__WHAT THE TASK REQUIRES__. Would you write out the listing verbatim and skip every picture in it?

__DATASET SECTION__.
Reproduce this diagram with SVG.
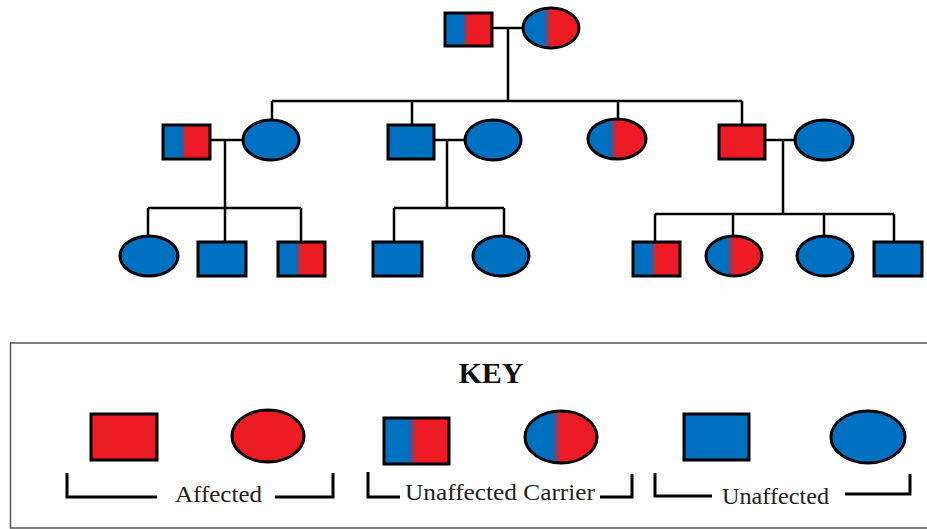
<svg xmlns="http://www.w3.org/2000/svg" width="927" height="529" viewBox="0 0 927 529">
<defs>
<linearGradient id="carrier" x1="0" y1="0" x2="1" y2="0">
<stop offset="0" stop-color="#0070C0"/>
<stop offset="0.37" stop-color="#0070C0"/>
<stop offset="0.5" stop-color="#ED1C24"/>
<stop offset="1" stop-color="#ED1C24"/>
</linearGradient>
</defs>
<style>
.sh{stroke:#000;stroke-width:3}
.b{fill:#0070C0}
.r{fill:#ED1C24}
.c{fill:url(#carrier)}
.ln{stroke:#000;stroke-width:2.5;fill:none}
.br{stroke:#000;stroke-width:3;fill:none}
.t{font-family:"Liberation Serif","Times New Roman",serif;font-size:23px;fill:#222}
</style>
<rect width="927" height="529" fill="#fff"/>
<g id="connectors">
<path class="ln" d="M493 28H523M508 28V102M272 101H742M272 101V119M412 101V125M618 101V118M742 101V125"/>
<path class="ln" d="M211 140H243M225 140V208M148 208H301M148 208V236M225 208V242M301 208V242"/>
<path class="ln" d="M435 140H465M447 140V208M394 208H504M394 208V242M504 208V236"/>
<path class="ln" d="M766 140H795M783 140V214M655 214H894M655 214V242M733 214V236M824 214V236M894 214V242"/>
</g>
<g id="gen1-father"><rect class="sh c" x="445" y="13" width="47" height="33"/></g>
<g id="gen1-mother"><ellipse class="sh c" cx="551" cy="28" rx="28" ry="20"/></g>
<g id="gen2-son1"><rect class="sh c" x="163" y="125" width="47" height="34"/></g>
<g id="gen2-wife1"><ellipse class="sh b" cx="271" cy="140" rx="28" ry="20"/></g>
<g id="gen2-son2"><rect class="sh b" x="388" y="125" width="46" height="34"/></g>
<g id="gen2-wife2"><ellipse class="sh b" cx="493" cy="140" rx="28" ry="20"/></g>
<g id="gen2-daughter"><ellipse class="sh c" cx="617" cy="139" rx="29" ry="20"/></g>
<g id="gen2-son3"><rect class="sh r" x="719" y="125" width="46" height="34"/></g>
<g id="gen2-wife3"><ellipse class="sh b" cx="824" cy="140" rx="29" ry="20"/></g>
<g id="gen3-a1"><ellipse class="sh b" cx="149" cy="256" rx="29" ry="20"/></g>
<g id="gen3-a2"><rect class="sh b" x="198" y="242" width="48" height="34"/></g>
<g id="gen3-a3"><rect class="sh c" x="278" y="242" width="47" height="34"/></g>
<g id="gen3-b1"><rect class="sh b" x="373" y="242" width="49" height="34"/></g>
<g id="gen3-b2"><ellipse class="sh b" cx="501" cy="256" rx="28" ry="20"/></g>
<g id="gen3-c1"><rect class="sh c" x="633" y="242" width="47" height="34"/></g>
<g id="gen3-c2"><ellipse class="sh c" cx="734" cy="256" rx="28" ry="20"/></g>
<g id="gen3-c3"><ellipse class="sh b" cx="825" cy="256" rx="28" ry="20"/></g>
<g id="gen3-c4"><rect class="sh b" x="874" y="242" width="48" height="34"/></g>
<g id="key">
<rect x="10.5" y="343" width="930" height="185" fill="none" stroke="#555" stroke-width="1.5"/>
<text x="491" y="383" text-anchor="middle" font-family="Liberation Serif,'Times New Roman',serif" font-size="30" font-weight="bold" fill="#111">KEY</text>
<rect class="sh r" x="91" y="414" width="66" height="46"/>
<ellipse class="sh r" cx="268" cy="436" rx="36" ry="26"/>
<rect class="sh c" x="384" y="418" width="65" height="46"/>
<ellipse class="sh c" cx="561" cy="437" rx="36" ry="26"/>
<rect class="sh b" x="684" y="414" width="65" height="46"/>
<ellipse class="sh b" cx="868" cy="437" rx="37" ry="26"/>
<path class="br" d="M67 473V497H157M275 497H333V473"/>
<text class="t" x="175" y="502" textLength="87" lengthAdjust="spacingAndGlyphs">Affected</text>
<path class="br" d="M368 472V497H400M600 497H632V474"/>
<text class="t" x="405" y="500" textLength="190" lengthAdjust="spacingAndGlyphs">Unaffected Carrier</text>
<path class="br" d="M655 473V496H712M845 494H910V474"/>
<text class="t" x="722" y="504" textLength="107" lengthAdjust="spacingAndGlyphs">Unaffected</text>
</g>
</svg>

__WORKED ANSWER__.
Reproduce this diagram with SVG.
<svg xmlns="http://www.w3.org/2000/svg" width="927" height="529" viewBox="0 0 927 529">
<defs>
<linearGradient id="carrier" x1="0" y1="0" x2="1" y2="0">
<stop offset="0" stop-color="#0070C0"/>
<stop offset="0.37" stop-color="#0070C0"/>
<stop offset="0.5" stop-color="#ED1C24"/>
<stop offset="1" stop-color="#ED1C24"/>
</linearGradient>
</defs>
<style>
.sh{stroke:#000;stroke-width:3}
.b{fill:#0070C0}
.r{fill:#ED1C24}
.c{fill:url(#carrier)}
.ln{stroke:#000;stroke-width:2.5;fill:none}
.br{stroke:#000;stroke-width:3;fill:none}
.t{font-family:"Liberation Serif","Times New Roman",serif;font-size:23px;fill:#222}
</style>
<rect width="927" height="529" fill="#fff"/>
<g id="connectors">
<path class="ln" d="M493 28H523M508 28V102M272 101H742M272 101V119M412 101V125M618 101V118M742 101V125"/>
<path class="ln" d="M211 140H243M225 140V208M148 208H301M148 208V236M225 208V242M301 208V242"/>
<path class="ln" d="M435 140H465M447 140V208M394 208H504M394 208V242M504 208V236"/>
<path class="ln" d="M766 140H795M783 140V214M655 214H894M655 214V242M733 214V236M824 214V236M894 214V242"/>
</g>
<g id="gen1-father"><rect class="sh c" x="445" y="13" width="47" height="33"/></g>
<g id="gen1-mother"><ellipse class="sh c" cx="551" cy="28" rx="28" ry="20"/></g>
<g id="gen2-son1"><rect class="sh c" x="163" y="125" width="47" height="34"/></g>
<g id="gen2-wife1"><ellipse class="sh b" cx="271" cy="140" rx="28" ry="20"/></g>
<g id="gen2-son2"><rect class="sh b" x="388" y="125" width="46" height="34"/></g>
<g id="gen2-wife2"><ellipse class="sh b" cx="493" cy="140" rx="28" ry="20"/></g>
<g id="gen2-daughter"><ellipse class="sh c" cx="617" cy="139" rx="29" ry="20"/></g>
<g id="gen2-son3"><rect class="sh r" x="719" y="125" width="46" height="34"/></g>
<g id="gen2-wife3"><ellipse class="sh b" cx="824" cy="140" rx="29" ry="20"/></g>
<g id="gen3-a1"><ellipse class="sh b" cx="149" cy="256" rx="29" ry="20"/></g>
<g id="gen3-a2"><rect class="sh b" x="198" y="242" width="48" height="34"/></g>
<g id="gen3-a3"><rect class="sh c" x="278" y="242" width="47" height="34"/></g>
<g id="gen3-b1"><rect class="sh b" x="373" y="242" width="49" height="34"/></g>
<g id="gen3-b2"><ellipse class="sh b" cx="501" cy="256" rx="28" ry="20"/></g>
<g id="gen3-c1"><rect class="sh c" x="633" y="242" width="47" height="34"/></g>
<g id="gen3-c2"><ellipse class="sh c" cx="734" cy="256" rx="28" ry="20"/></g>
<g id="gen3-c3"><ellipse class="sh b" cx="825" cy="256" rx="28" ry="20"/></g>
<g id="gen3-c4"><rect class="sh b" x="874" y="242" width="48" height="34"/></g>
<g id="key">
<rect x="10.5" y="343" width="930" height="185" fill="none" stroke="#555" stroke-width="1.5"/>
<text x="491" y="383" text-anchor="middle" font-family="Liberation Serif,'Times New Roman',serif" font-size="30" font-weight="bold" fill="#111">KEY</text>
<rect class="sh r" x="91" y="414" width="66" height="46"/>
<ellipse class="sh r" cx="268" cy="436" rx="36" ry="26"/>
<rect class="sh c" x="384" y="418" width="65" height="46"/>
<ellipse class="sh c" cx="561" cy="437" rx="36" ry="26"/>
<rect class="sh b" x="684" y="414" width="65" height="46"/>
<ellipse class="sh b" cx="868" cy="437" rx="37" ry="26"/>
<path class="br" d="M67 473V497H157M275 497H333V473"/>
<text class="t" x="175" y="502" textLength="87" lengthAdjust="spacingAndGlyphs">Affected</text>
<path class="br" d="M368 472V497H400M600 497H632V474"/>
<text class="t" x="405" y="500" textLength="190" lengthAdjust="spacingAndGlyphs">Unaffected Carrier</text>
<path class="br" d="M655 473V496H712M845 494H910V474"/>
<text class="t" x="722" y="504" textLength="107" lengthAdjust="spacingAndGlyphs">Unaffected</text>
</g>
</svg>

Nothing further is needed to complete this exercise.